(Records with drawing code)
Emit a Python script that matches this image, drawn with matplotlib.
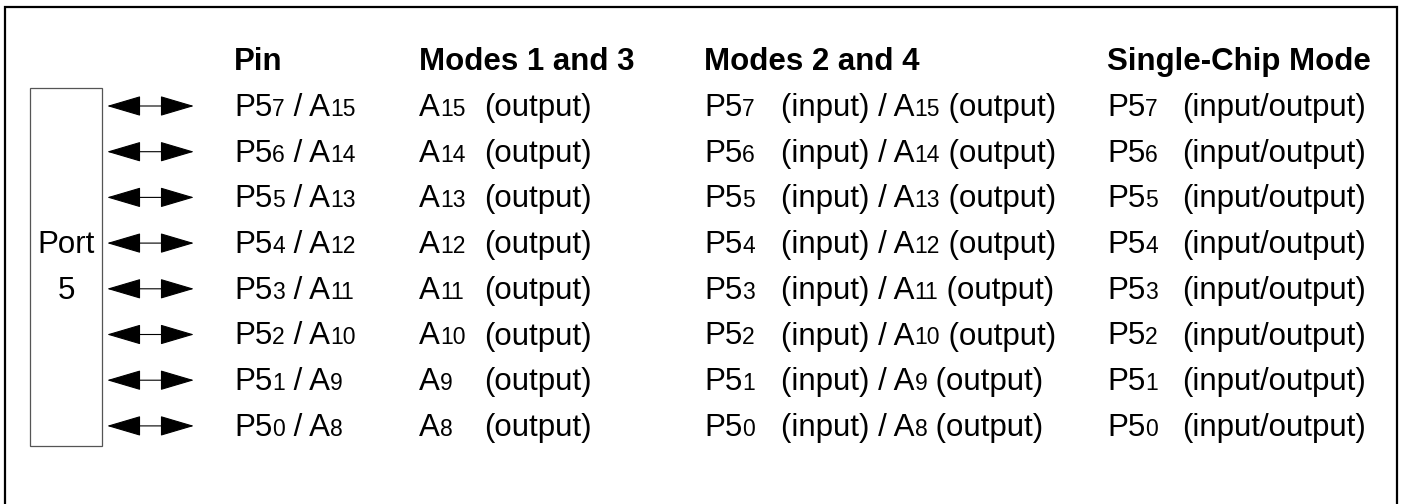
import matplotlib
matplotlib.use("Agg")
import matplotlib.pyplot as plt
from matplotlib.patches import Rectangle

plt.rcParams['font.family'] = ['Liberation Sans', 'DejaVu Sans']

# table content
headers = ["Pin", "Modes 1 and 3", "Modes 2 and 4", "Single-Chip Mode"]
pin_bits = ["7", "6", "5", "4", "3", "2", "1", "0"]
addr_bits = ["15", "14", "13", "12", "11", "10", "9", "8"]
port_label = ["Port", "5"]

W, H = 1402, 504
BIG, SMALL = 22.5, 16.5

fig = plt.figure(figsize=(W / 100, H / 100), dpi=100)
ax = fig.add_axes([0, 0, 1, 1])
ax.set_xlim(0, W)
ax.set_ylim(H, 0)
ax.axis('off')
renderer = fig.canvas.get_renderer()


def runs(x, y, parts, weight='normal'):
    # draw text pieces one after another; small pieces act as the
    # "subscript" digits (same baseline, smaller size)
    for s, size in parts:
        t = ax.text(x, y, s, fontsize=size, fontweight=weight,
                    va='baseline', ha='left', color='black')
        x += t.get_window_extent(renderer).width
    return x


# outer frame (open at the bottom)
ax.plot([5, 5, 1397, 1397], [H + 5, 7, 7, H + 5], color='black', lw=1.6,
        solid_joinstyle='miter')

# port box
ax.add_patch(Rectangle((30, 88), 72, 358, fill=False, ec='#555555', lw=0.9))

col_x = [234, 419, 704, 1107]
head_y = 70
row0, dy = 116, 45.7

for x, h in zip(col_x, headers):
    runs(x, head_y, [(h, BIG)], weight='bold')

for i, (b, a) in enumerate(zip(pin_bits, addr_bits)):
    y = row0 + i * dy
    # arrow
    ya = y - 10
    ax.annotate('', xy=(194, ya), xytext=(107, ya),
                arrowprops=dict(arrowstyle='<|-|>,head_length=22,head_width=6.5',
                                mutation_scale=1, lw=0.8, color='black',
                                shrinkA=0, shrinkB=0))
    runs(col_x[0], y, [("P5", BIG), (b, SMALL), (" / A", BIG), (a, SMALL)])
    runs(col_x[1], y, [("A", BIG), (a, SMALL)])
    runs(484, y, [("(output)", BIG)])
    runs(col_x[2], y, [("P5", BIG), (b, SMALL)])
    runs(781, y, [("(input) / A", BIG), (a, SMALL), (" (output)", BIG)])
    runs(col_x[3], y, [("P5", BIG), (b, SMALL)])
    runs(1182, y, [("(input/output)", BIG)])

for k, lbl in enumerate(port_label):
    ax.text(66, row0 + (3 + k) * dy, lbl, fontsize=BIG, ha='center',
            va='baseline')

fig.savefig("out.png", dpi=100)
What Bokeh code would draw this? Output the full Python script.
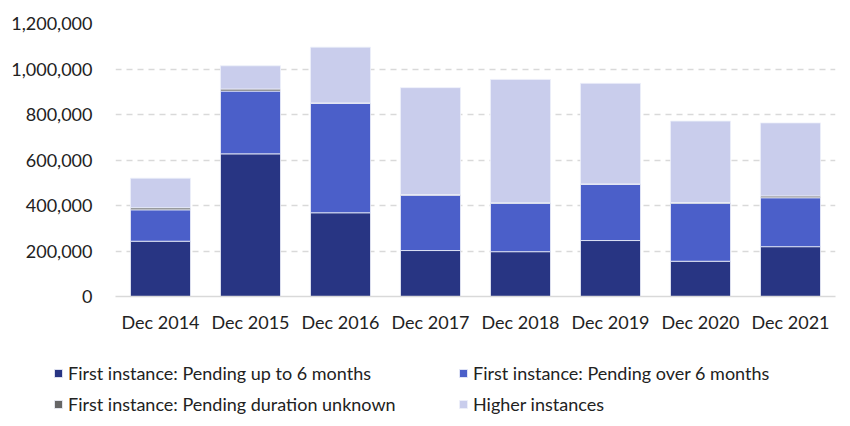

#### What is expected
The material above must be printed exactly, with its pictures left out.

#### Task result
Emit a Python script that matches this image, drawn with matplotlib.
import matplotlib
matplotlib.use("Agg")
import matplotlib.pyplot as plt
from matplotlib.patches import Rectangle

plt.rcParams['font.family'] = ['Liberation Sans', 'DejaVu Sans']

# table content
headers = ["Pin", "Modes 1 and 3", "Modes 2 and 4", "Single-Chip Mode"]
pin_bits = ["7", "6", "5", "4", "3", "2", "1", "0"]
addr_bits = ["15", "14", "13", "12", "11", "10", "9", "8"]
port_label = ["Port", "5"]

W, H = 1402, 504
BIG, SMALL = 22.5, 16.5

fig = plt.figure(figsize=(W / 100, H / 100), dpi=100)
ax = fig.add_axes([0, 0, 1, 1])
ax.set_xlim(0, W)
ax.set_ylim(H, 0)
ax.axis('off')
renderer = fig.canvas.get_renderer()


def runs(x, y, parts, weight='normal'):
    # draw text pieces one after another; small pieces act as the
    # "subscript" digits (same baseline, smaller size)
    for s, size in parts:
        t = ax.text(x, y, s, fontsize=size, fontweight=weight,
                    va='baseline', ha='left', color='black')
        x += t.get_window_extent(renderer).width
    return x


# outer frame (open at the bottom)
ax.plot([5, 5, 1397, 1397], [H + 5, 7, 7, H + 5], color='black', lw=1.6,
        solid_joinstyle='miter')

# port box
ax.add_patch(Rectangle((30, 88), 72, 358, fill=False, ec='#555555', lw=0.9))

col_x = [234, 419, 704, 1107]
head_y = 70
row0, dy = 116, 45.7

for x, h in zip(col_x, headers):
    runs(x, head_y, [(h, BIG)], weight='bold')

for i, (b, a) in enumerate(zip(pin_bits, addr_bits)):
    y = row0 + i * dy
    # arrow
    ya = y - 10
    ax.annotate('', xy=(194, ya), xytext=(107, ya),
                arrowprops=dict(arrowstyle='<|-|>,head_length=22,head_width=6.5',
                                mutation_scale=1, lw=0.8, color='black',
                                shrinkA=0, shrinkB=0))
    runs(col_x[0], y, [("P5", BIG), (b, SMALL), (" / A", BIG), (a, SMALL)])
    runs(col_x[1], y, [("A", BIG), (a, SMALL)])
    runs(484, y, [("(output)", BIG)])
    runs(col_x[2], y, [("P5", BIG), (b, SMALL)])
    runs(781, y, [("(input) / A", BIG), (a, SMALL), (" (output)", BIG)])
    runs(col_x[3], y, [("P5", BIG), (b, SMALL)])
    runs(1182, y, [("(input/output)", BIG)])

for k, lbl in enumerate(port_label):
    ax.text(66, row0 + (3 + k) * dy, lbl, fontsize=BIG, ha='center',
            va='baseline')

fig.savefig("out.png", dpi=100)
What Bokeh code would draw this? Output the full Python script.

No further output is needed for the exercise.